Their rhetorical skills are very limited and there are huge restrains as far as abilities are concerned and it is they who conjure up various stories and try to create an opinion based on falsehood. But I have no issue as my foundation is not based on quicksand but on solid people power and popularity. I have never failed to be among the people and I will die among the people. I am a pro people, pro poor, pro Sri Lankan politician and I believe I have a unique blend of people power and the ability to achieve and make a difference in the lives of the people.

My future will be determined by the people, and the facts show that I have fought for the UNP and the malpractices and mis-governance in the country but I have also given praise where credit was due, which in my opinion is a hallmark of a modern politician. I don’t intend to remain a politician of the stone age. So my politics is determined by reality, practicality and competence and achievement.

Q. With regard to the statement made by the British Prime Minister David Cameron regarding Sri Lanka’s Human Rights, what is your take?
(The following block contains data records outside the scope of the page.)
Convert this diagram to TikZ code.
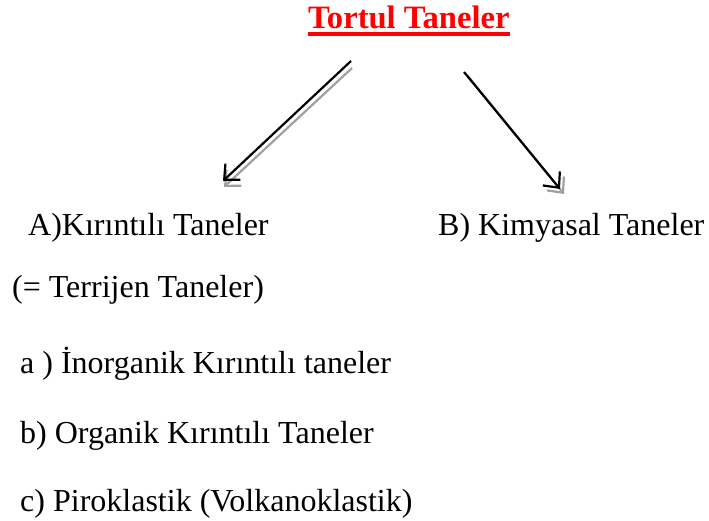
\documentclass[tikz,border=0pt]{standalone}
\usepackage{fontspec}
\setmainfont{Liberation Serif}
\usetikzlibrary{arrows.meta}
\definecolor{titlered}{RGB}{255,0,0}
\definecolor{shadowgray}{RGB}{160,160,160}
\tikzset{
  txt/.style={anchor=base west, inner sep=0pt, font=\fontsize{32}{36}\selectfont},
  arr/.style={line width=2.2pt, -{Straight Barb[length=12pt,width=22pt,line width=2.2pt]}},
  shadowarr/.style={arr, draw=shadowgray},
}
\begin{document}
\begin{tikzpicture}[x=1pt,y=-1pt]
\useasboundingbox (0,0) rectangle (709,521);
\node[txt, text=titlered, font=\fontsize{32.6}{36}\selectfont\bfseries] (title) at (308,29) {Tortul Taneler};
\draw[titlered, line width=3.5pt] ([yshift=-5pt]title.base west) -- ([yshift=-5pt]title.base east);
\node[txt] (A) at (28,236) {A)Kırıntılı Taneler};
\node[txt] (B) at (438,236) {B) Kimyasal Taneler};
\node[txt] (T) at (12,298) {(= Terrijen Taneler)};
\node[txt] (a) at (20,373) {a ) İnorganik Kırıntılı taneler};
\node[txt] (b) at (20,443) {b) Organik Kırıntılı Taneler};
\node[txt] (c) at (20,511) {c) Piroklastik (Volkanoklastik)};
\coordinate (l1) at (351,61);
\coordinate (l2) at (223,181);
\coordinate (r1) at (464,72);
\coordinate (r2) at (560,189);
\coordinate (ls1) at (352,68);
\coordinate (ls2) at (224,187);
\coordinate (rs1) at (467,75);
\coordinate (rs2) at (564,194);
\draw[shadowarr] (ls1) -- (ls2);
\draw[shadowarr] (rs1) -- (rs2);
\draw[arr] (l1) -- (l2);
\draw[arr] (r1) -- (r2);
\end{tikzpicture}
\end{document}
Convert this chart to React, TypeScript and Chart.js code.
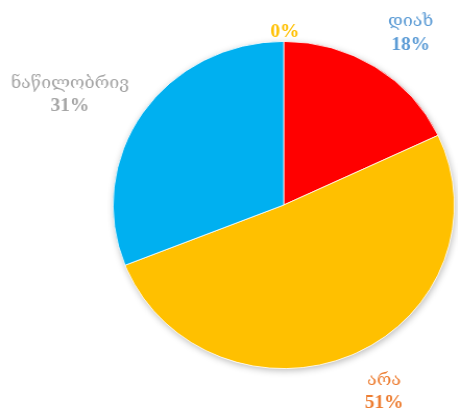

A. Taking Sri Lanka as a country we are in a precarious situation and highly vulnerable. I think this is primarily based on the incompetent foreign policy that the government has had. The government after the war victory had tried to be arrogant and complacent about international thinking. They have neglected our obligations to the international community and the government’s obligation to its own people. Having said that, it is up to the opposition to ensure that the various anti Sri Lanka actions perpetrated by the government are stopped and objected to and neutralised. This is however not the function of international actors. The opposition cannot be substituted by the various international actors coming here and poking their fingers into our internal affairs.